There are people who say that the Mayan calendar is predicting the end of the world on Dec 21st 2012. Some Christian scholars say that the Rapture will occur on May 21st 2011 and that the Apocalypse will culminate with the destruction of the Earth by fire on October 21st that same year. It wasn’t too long ago that Y2K was said to be the end of modern civilization. One could call it a recurring theme that has been running through our culture for a very long time now but the word that most clearly fits the description isn’t ‘theme’ but obsession. However, religion is not the only vehicle for this doomsday fetish. It seems to have found a home in our culture’s modern cathedral: the cinema.
Whether it be Mad Max’s world of the tribal chaos fueled by a chronic thirst for gasoline or the certain destruction presupposed by the celestial menace of asteroids and comets or the threat of nuclear annihilation at the hands of our Earthly enemies audiences seem to love the spectacle of watching their own violent demise. These films fill the theaters and pump up the box office of Hollywood. Ironically enough there seems to be no end in sight for the genera of ‘the end’.

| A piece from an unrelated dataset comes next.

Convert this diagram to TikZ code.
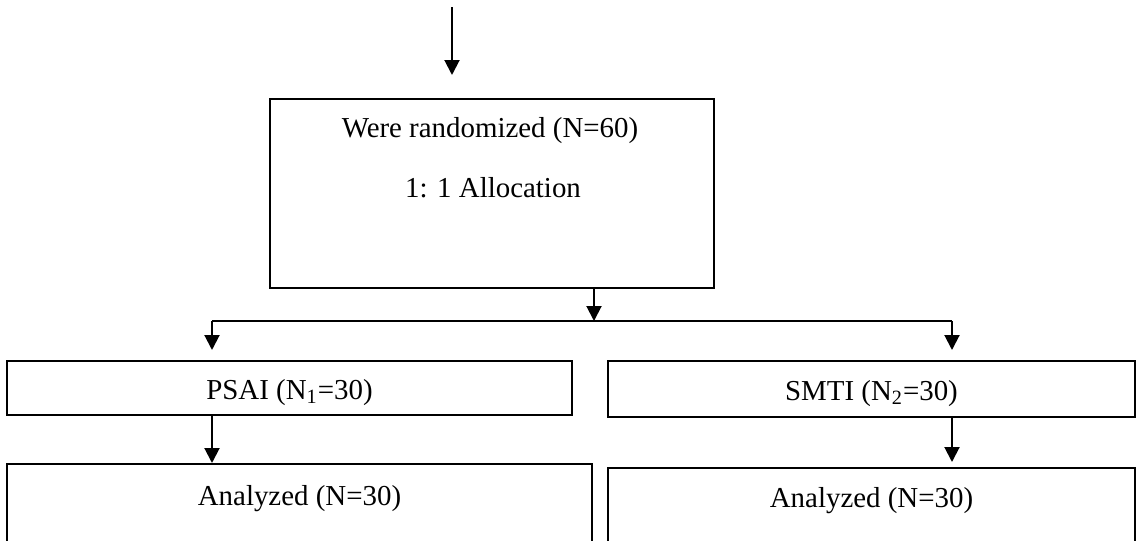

Clearly, we have a fascination with galactic deadlines. Moreover, there is a certain amount of trepidation and fear as we seem to be at the end of things. However, if time is running out and we are in fact at the end dose this not also mean that we are at the precipice of something new? Ancient mythological traditions are well informed about the concept of ‘the end’ just as we are today but they were also keenly aware of another important motif. That image being the universal idea of rebirth.
From the cinders of ash we have the transformation through fire of the sacred phoenix. Even hunting cultures perform rituals on the animals they kill so that they may be once more reborn. Moreover, for a millennia many peoples around the world have believed in reincarnation. In fact even modern science tells us that energy can never be destroyed but only changed into a new form of energy.
We all know that things must end. It’s one of the contractual conditions anything has after being created. If we know that the end is coming than why are we so afraid of this obvious inevitability? After all there is really little room for anxiety for such a thing that is so well defined. What is however not well understood is the start of something new. From the moment of birth onwards we have no idea what is to come. The start of things clearly does have the measure of uncertainty deserving of apprehension and distress. Therefore, while so many people appear to be frightened at the prospect of this supposed galactic expiration date in reality it isn’t the end that we are afraid of…but the beginning.